Se bailaba en todas las plazas. De la noche a la mañana el tránsito había aumentado considerablemente y los automóviles, multiplicados de pronto, circulaban por las calles invadidas. Todas las campanas de la ciudad, echadas al vuelo, sonaron durante la tarde, llenando con sus vibraciones un cielo azul y dorado. En las iglesias había oficios en acción de gracias. Y al mismo tiempo, todos los lugares de placer estaban llenos a reventar, y los cafés, sin preocuparse del porvenir, distribuían el último alcohol. Ante sus mostradores se estrujaba una multitud de gentes, todas igualmente excitadas, y entre ellas numerosas parejas enlazadas que no temían ofrecerse en espectáculo. Todos gritaban o reían. Las provisiones de vida que habían hecho durante esos meses en que cada uno había tenido su alma en vela, las gastaban en este día que era como el día de la supervivencia. Al día siguiente empezaría la vida tal como es, con sus preocupaciones. Por el momento, las gentes de orígenes más diversos se codeaban y fraternizaban.

La igualdad que la presencia de la muerte no había realizado de hecho, la alegría de la liberación la establecía, al menos por unas horas.

Pero esta exhuberancia superficial no era todo y los que llenaban las calles al final de la tarde, marchando al lado de Rambert, disfrazaban a veces bajo una actitud plácida dichas más delicadas.
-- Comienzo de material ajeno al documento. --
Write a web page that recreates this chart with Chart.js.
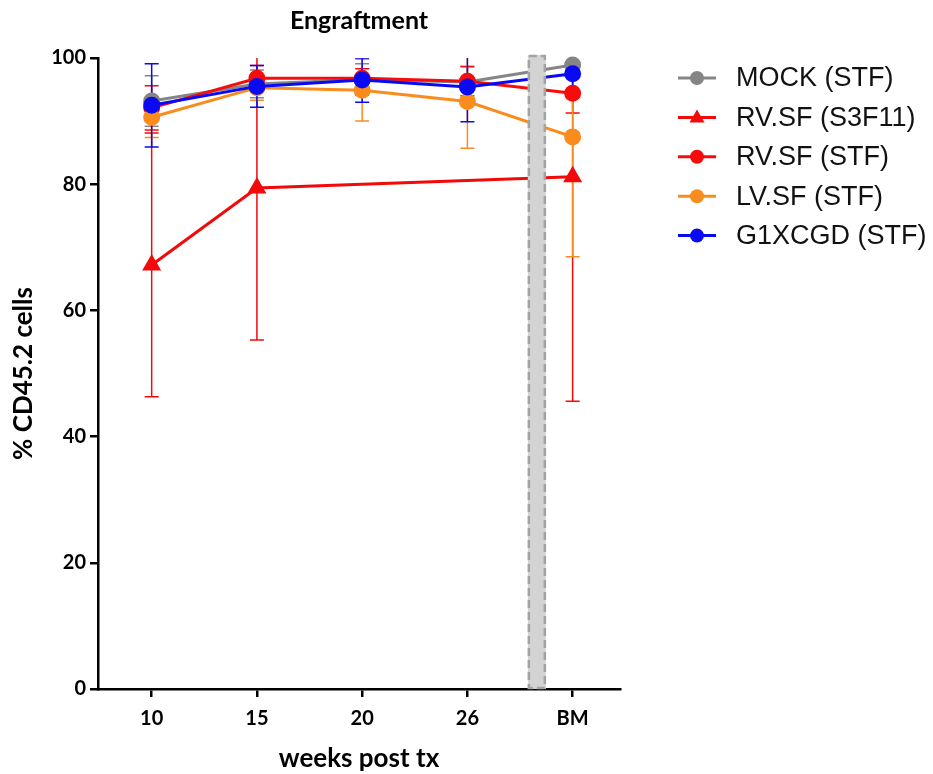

Eran muchas las parejas y las familias que sólo tenían el aspecto de pacíficos paseantes. En realidad, la mayor parte efectuaron peregrinaciones sentimentales a los sitios donde habían sufrido. Querían enseñar a los recién llegados las señales ostensibles o escondidas de la peste, los vestigios de su historia. Algunos se contentaban con jugar a los guías, representar el papel del que ha visto muchas cosas, del contemporáneo de la peste, hablando del peligro sin evocar el miedo. Estos placeres eran inofensivos. Pero en otros casos eran itinerarios más fervientes, en los que un amante abandonado a la dulce angustia del recuerdo podía decir: “En tal época estuve en este sitio deseándote y tú no estabas aquí.” Se podía reconocer a estos turistas de la pasión: formaban como islotes de cuchicheos y de confidencias en medio del tumulto donde marchaban. Más que las orquestas en las plazas eran ellos los que anunciaban la verdadera liberación. Pues estas parejas enajenadas, enlazadas y avaras de palabras afirmaban, en medio del tumulto, con el triunfo y la injusticia de la felicidad, que la peste había terminado y que el terror haía cumplido su plazo. Negaban tranquilamente, contra toda evidencia, que hubiéramos conocido jamás aquel mundo insensato en el que el asesinato de un hombre era tan cotidiano como el de las moscas, aquel salvajismo bien definido, aquel delirio calculado, aquella esclavitud que llevaba consigo una horrible libertad respecto a todo lo que no era el presente, aquel olor de muerte que embrutecía a los que no mataba. Negaban, en fin, que hubiéramos sido aquel pueblo atontado del cual todos los días se evaporaba una parte en las fauces de un horno, mientras la otra, cargada con las cadenas de la impotencia, esperaba su turno.


Albert Camus, La Peste.
 
Qué fácilmente olvidan algunos. Así no es de extrañar que no se acabe con todos los focos de infección, que la gente engordada y calentita se vuelva negligente y al cabo de un tiempo retorne la peste con el nombre de plaga.